La décision d'Ottawa de contester devant la Cour suprême du Canada le jugement lui ordonnant de demander le rapatriement d'Omar Khadr fait grincer des dents les avocats du jeune Canadien coincé à Guantanamo, même si elle est loin de les surprendre.

Le bureau du ministre canadien des Affaires étrangères, Lawrence Cannon, a confirmé mardi que le gouvernement fédéral interjettera appel auprès du plus haut tribunal pour éviter d'avoir à ramener au pays l'homme de 22 ans enfermé à la prison américaine de Guantanamo depuis près de sept ans.

Dans une déclaration émanant du bureau du ministre, on rappelle la position traditionnelle des conservateurs, à savoir qu'Omar Khadr «fait face à des accusations graves», soit celle d'avoir tué un soldat américain à l'aide d'une grenade en Afghanistan, alors qu'il était âgé de 15 ans.

Pour Nate Whitling, l'un des avocats canadiens du jeune Torontois, cette décision des conservateurs démontre un manque de compassion, spécialement parce qu'Omar Khadr est considéré comme un enfant soldat par le droit international, et parce qu'il a subi des mauvais traitements en prison.

«Il y avait de fortes chance qu'ils demandent le droit d'aller en appel.

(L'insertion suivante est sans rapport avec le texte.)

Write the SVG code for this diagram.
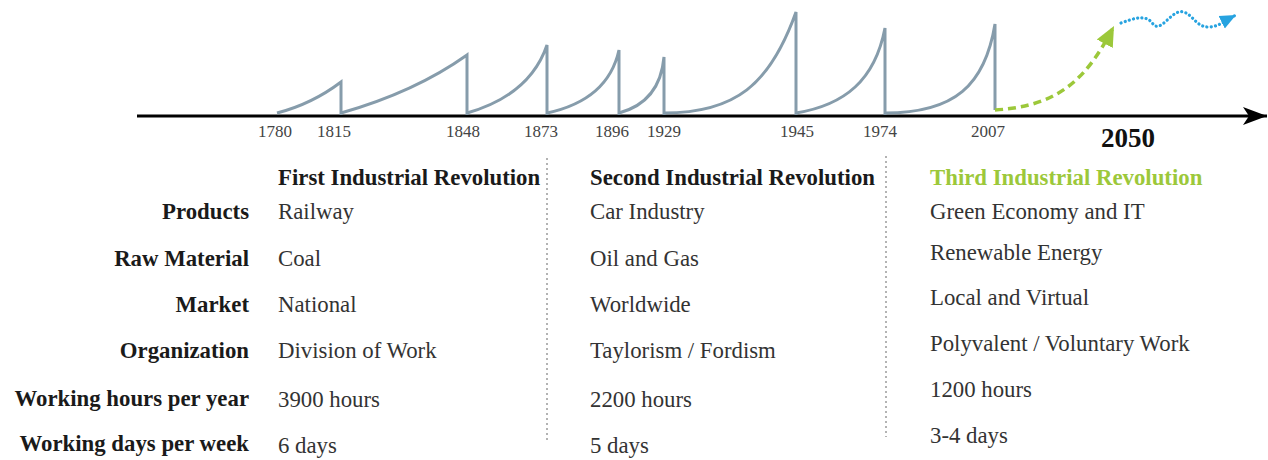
<svg xmlns="http://www.w3.org/2000/svg" width="1268" height="460" viewBox="0 0 1268 460">
<defs>
<style>
.t{font-family:"Liberation Serif","Times New Roman",serif;font-size:22.8px;fill:#333}
.b{font-weight:bold;fill:#1a1a1a}
.lab{text-anchor:end}
.yr{font-family:"Liberation Serif","Times New Roman",serif;font-size:17px;fill:#444;text-anchor:middle}
.wave{fill:none;stroke:#869cab;stroke-width:3;stroke-linejoin:miter}
.sep{stroke:#9a9a9a;stroke-width:1.5;stroke-dasharray:2 3}
</style>
<marker id="axArrow" markerWidth="26" markerHeight="20" refX="24" refY="10" orient="auto" markerUnits="userSpaceOnUse">
<path d="M0,1 L24,10 L0,19 L6,10 Z" fill="#000"/>
</marker>
<marker id="gArrow" markerWidth="24" markerHeight="22" refX="20" refY="11" orient="auto" markerUnits="userSpaceOnUse">
<path d="M0,2 L20,11 L0,20 Z" fill="#9cc83a"/>
</marker>
<marker id="bArrow" markerWidth="20" markerHeight="18" refX="16" refY="9" orient="auto" markerUnits="userSpaceOnUse">
<path d="M0,2 L16,9 L0,16 Z" fill="#27a3e0"/>
</marker>
</defs>
<rect width="1268" height="460" fill="#fff"/>

<g id="connectors">
<line id="axis" x1="137" y1="116" x2="1267" y2="116" stroke="#000" stroke-width="3" marker-end="url(#axArrow)"/>
<path id="wave-1" class="wave" d="M277,113 Q312,104 341,82 L341,115"/>
<path id="wave-2" class="wave" d="M341,113 Q415,92 467,55 L467,115"/>
<path id="wave-3" class="wave" d="M467,113 Q530,95 547,45 L547,115"/>
<path id="wave-4" class="wave" d="M547,113 Q608,100 619,50 L619,115"/>
<path id="wave-5" class="wave" d="M619,113 Q660,102 664,57 L664,115"/>
<path id="wave-6" class="wave" d="M664,113 C735,113 770,85 796,12 L796,115"/>
<path id="wave-7" class="wave" d="M796,113 C845,105 875,80 885,28 L885,115"/>
<path id="wave-8" class="wave" d="M885,113 C955,113 985,85 995,24 L995,110"/>
<path id="future-green" d="M995,110 C1062,106 1088,76 1114,26" fill="none" stroke="#9cc83a" stroke-width="3.5" stroke-dasharray="8 5" marker-end="url(#gArrow)"/>
<path id="future-blue" d="M1121,23 C1135,18 1146,14 1153,24 C1161,34 1172,8 1184,12 C1194,16 1197,28 1210,27 C1220,26 1226,20 1236,15" fill="none" stroke="#27a3e0" stroke-width="3.2" stroke-dasharray="0.1 4.2" stroke-linecap="round" marker-end="url(#bArrow)"/>
<line id="sep-1" class="sep" x1="547" y1="158" x2="547" y2="440"/>
<line id="sep-2" class="sep" x1="886" y1="156" x2="886" y2="437"/>
</g>

<g id="years">
<text class="yr" x="275" y="137">1780</text>
<text class="yr" x="334" y="137">1815</text>
<text class="yr" x="463" y="137">1848</text>
<text class="yr" x="541" y="137">1873</text>
<text class="yr" x="612" y="137">1896</text>
<text class="yr" x="664" y="137">1929</text>
<text class="yr" x="797" y="137">1945</text>
<text class="yr" x="880" y="137">1974</text>
<text class="yr" x="988" y="137">2007</text>
<text x="1128" y="147" font-family="Liberation Serif, Times New Roman, serif" font-size="27" font-weight="bold" fill="#111" text-anchor="middle">2050</text>
</g>

<g id="row-labels">
<text class="t b lab" x="249" y="219">Products</text>
<text class="t b lab" x="249" y="266">Raw Material</text>
<text class="t b lab" x="249" y="312">Market</text>
<text class="t b lab" x="249" y="358">Organization</text>
<text class="t b lab" x="249" y="406">Working hours per year</text>
<text class="t b lab" x="249" y="451">Working days per week</text>
</g>

<g id="first-revolution">
<text class="t b" x="278" y="185">First Industrial Revolution</text>
<text class="t" x="278" y="219">Railway</text>
<text class="t" x="278" y="266">Coal</text>
<text class="t" x="278" y="312">National</text>
<text class="t" x="278" y="358">Division of Work</text>
<text class="t" x="278" y="407">3900 hours</text>
<text class="t" x="278" y="453">6 days</text>
</g>

<g id="second-revolution">
<text class="t b" x="590" y="185">Second Industrial Revolution</text>
<text class="t" x="590" y="219">Car Industry</text>
<text class="t" x="590" y="266">Oil and Gas</text>
<text class="t" x="590" y="312">Worldwide</text>
<text class="t" x="590" y="358">Taylorism / Fordism</text>
<text class="t" x="590" y="407">2200 hours</text>
<text class="t" x="590" y="453">5 days</text>
</g>

<g id="third-revolution">
<text class="t b" x="930" y="185" style="fill:#9cc83a">Third Industrial Revolution</text>
<text class="t" x="930" y="219">Green Economy and IT</text>
<text class="t" x="930" y="260">Renewable Energy</text>
<text class="t" x="930" y="305">Local and Virtual</text>
<text class="t" x="930" y="351">Polyvalent / Voluntary Work</text>
<text class="t" x="930" y="397">1200 hours</text>
<text class="t" x="930" y="443">3-4 days</text>
</g>
</svg>
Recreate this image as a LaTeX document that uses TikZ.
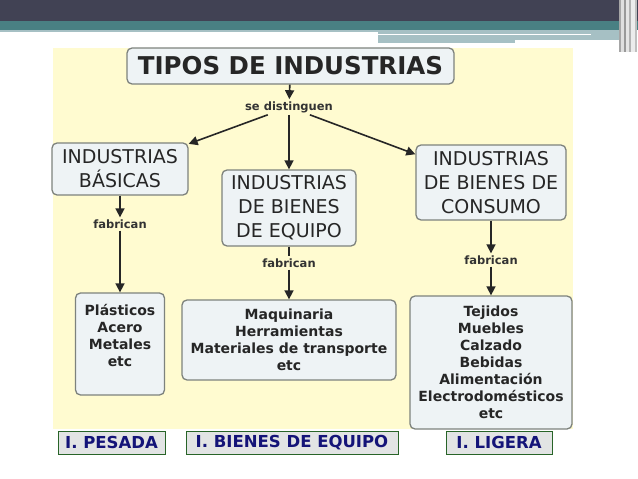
\documentclass[tikz,border=0pt]{standalone}
\usepackage{fontspec}
\setmainfont{DejaVu Sans}
\usetikzlibrary{arrows.meta,positioning}
\definecolor{mypaper}{RGB}{255,251,208}
\definecolor{myboxfill}{RGB}{238,243,245}
\definecolor{myboxline}{RGB}{125,130,125}
\definecolor{mydark}{RGB}{65,66,84}
\definecolor{myteal}{RGB}{73,128,131}
\definecolor{mylight}{RGB}{166,192,196}
\definecolor{mytagfill}{RGB}{226,228,228}
\definecolor{mytagline}{RGB}{40,100,40}
\definecolor{mynavy}{RGB}{20,20,120}
\tikzstyle{concept}=[draw=myboxline,fill=myboxfill,rounded corners=5pt,line width=1.3pt,align=center,inner sep=0pt,text=black!85,font=\fontsize{19}{24}\selectfont]
\tikzstyle{linkword}=[font=\bfseries\fontsize{11.5}{13}\selectfont,text=black!80,inner sep=2pt]
\tikzstyle{sample}=[concept,font=\bfseries\fontsize{14}{17}\selectfont]
\tikzstyle{tag}=[draw=mytagline,fill=mytagfill,line width=1pt,inner sep=0pt,minimum height=23pt,text=mynavy,font=\bfseries\fontsize{16.5}{18}\selectfont]
\tikzstyle{link}=[line width=1.6pt,black!85,-{Triangle[width=9pt,length=9pt]}]

\begin{document}
\begin{tikzpicture}[x=1pt,y=-1pt]
\useasboundingbox (0,0) rectangle (638,479);
% slide banner
\fill[mydark] (0,0) rectangle (638,21);
\fill[myteal] (0,21) rectangle (638,30);
\fill[mylight] (0,30) rectangle (378,32);
\fill[mylight] (378,30) rectangle (626,43);
\fill[white] (378,33.5) rectangle (591,35);
\fill[white] (515,40) rectangle (626,43);
\fill[gray!70] (619,0) rectangle (621,52);
\fill[gray!25] (621,0) rectangle (624,52);
\fill[gray!80] (624,0) rectangle (626,52);
\fill[gray!20] (626,0) rectangle (629,52);
\fill[gray!60] (629,0) rectangle (631,52);
\fill[gray!15] (631,0) rectangle (635,52);
\fill[gray!50] (635,0) rectangle (637,52);
% map
\fill[mypaper] (53,48) rectangle (573,429);
\draw (290.5,66) node [concept,font=\bfseries\fontsize{24.5}{28}\selectfont,minimum width=327pt,minimum height=36pt] (tipos) {TIPOS DE INDUSTRIAS};
\draw (289,107) node [linkword] (sedist) {se distinguen};
\draw (120,169) node [concept,minimum width=136pt,minimum height=52pt] (basic) {INDUSTRIAS\\BÁSICAS};
\draw (289,208) node [concept,minimum width=134pt,minimum height=76pt] (equip) {INDUSTRIAS\\DE BIENES\\DE EQUIPO};
\draw (491,182.5) node [concept,minimum width=150pt,minimum height=75pt] (consumo) {INDUSTRIAS\\DE BIENES DE\\CONSUMO};
\draw (120,224) node [linkword] (fab1) {fabrican};
\draw (289,263) node [linkword] (fab2) {fabrican};
\draw (491,260) node [linkword] (fab3) {fabrican};
\draw (120,344) node [sample,minimum width=89pt,minimum height=102pt] (plast) {Plásticos\\Acero\\Metales\\etc\\\mbox{}};
\draw (289,340) node [sample,minimum width=214pt,minimum height=80pt] (maq) {Maquinaria\\Herramientas\\Materiales de transporte\\etc};
\draw (491,362.5) node [sample,minimum width=162pt,minimum height=133pt] (tejidos) {Tejidos\\Muebles\\Calzado\\Bebidas\\Alimentación\\Electrodomésticos\\etc};
\draw[link] (tipos) -- (sedist);
\draw[link] (sedist) -- (basic);
\draw[link] (sedist) -- (equip);
\draw[link] (sedist) -- (consumo);
\draw[link] (basic) -- (fab1);
\draw[link] (fab1) -- (plast);
\draw[line width=1.6pt,black!85] (equip) -- (fab2);
\draw[link] (fab2) -- (maq);
\draw[link] (consumo) -- (fab3);
\draw[link] (fab3) -- (tejidos);
% types
\draw (111.5,442.5) node [tag,minimum width=107pt] (pesada) {I. PESADA};
\draw (292,442.5) node [tag,minimum width=212pt] (bienes) {I. BIENES DE EQUIPO};
\draw (499,442.5) node [tag,minimum width=106pt] (ligera) {I. LIGERA};
\end{tikzpicture}
\end{document}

On espérait qu'ils ne le fassent pas, mais ce n'était pas une grande surprise lorsqu'on a appris la nouvelle», a commenté M. Whitling.

Omar Khadr est le seul ressortissant d'un pays occidental encore emprisonné à Guantanamo.

«Cela prouve que le gouvernement Harper n'a tout simplement pas de compassion pour les Canadiens dont les droits sont violés à l'étranger, et ce, même dans les cas où le gouvernement canadien a été impliqué dans ces violations», a conclu M. Whitling.

Il y a deux semaines, la Cour d'appel fédérale a, dans une décision majoritaire à deux juges contre un, maintenu une ordonnance forçant Ottawa à déposer une requête pour le retour au pays du jeune Canadien.

C'était alors la deuxième fois qu'Ottawa se faisait taper sur les doigts dans ce dossier. Dans un jugement rendu en avril, la Cour fédérale avait indiqué que de laisser l'homme dans la prison militaire américaine, où il a été maltraité, violait ses droits fondamentaux.

Il reviendra désormais à la Cour suprême de décider si elle se penchera ou non sur le dossier. Si elle décide de rejeter la demande du fédéral, elle n'aura pas à se justifier, et Ottawa devra en principe faire les démarches pour demander le retour du prisonnier au pays.

Les partis d'opposition à Ottawa ainsi que des groupes de défense des droits de la personne comme Amnistie International réclament depuis longtemps le rapatriement immédiat d'Omar Khadr.

«C'est inquiétant d'avoir un premier ministre qui ne vit que par dogme (...). C'est une question de droit, c'est une question de principe, c'est une question de respect de la Charte des droits et libertés: il n'y a pas de citoyens de deuxième classe», a soutenu le libéral Denis Coderre.

La bloquiste Francine Lalonde croit pour sa part que les conservateurs sont globalement motivés par des raisons idéologiques en ce qui concerne le sort des Canadiens à l'étranger.

Quant au néo-démocrate Joe Comartin, il s'étonne de voir le gouvernement faire preuve de «masochisme» et se demande combien de fois il devra se faire dire de se conformer à la Charte canadienne des droits et libertés.

Les conservateurs ont toujours refusé de présenter une demande de rapatriement, puisqu'ils souhaitent que ce dossier demeure entre les mains de la justice des États-Unis.

Dans son communiqué, le bureau du ministre Cannon rappelle d'ailleurs que la décision des autorités américaines à l'égard de M. Khadr n'était pas encore connue.

«Comme vous le savez, l'administration (de Barack) Obama a récemment décidé de fermer Guantanamo, de mettre fin à la procédure judiciaire et aussi d'évaluer tous les cas», peut-on lire dans la déclaration.

«Nous avons intérêt à attendre l'issue des décisions prises par le président Obama», est-il noté.

Le communiqué se termine par cette phrase : «Nous ne commenterons (pas) des scénarios hypothétiques». Bien des choses demeurent en effet en suspens. D'une part, la Cour suprême pourrait refuser de se pencher sur le dossier; de l'autre, le délai avant des audiences pourrait être tel que d'importants développements de l'autre côté de la frontière pourraient survenir entretemps.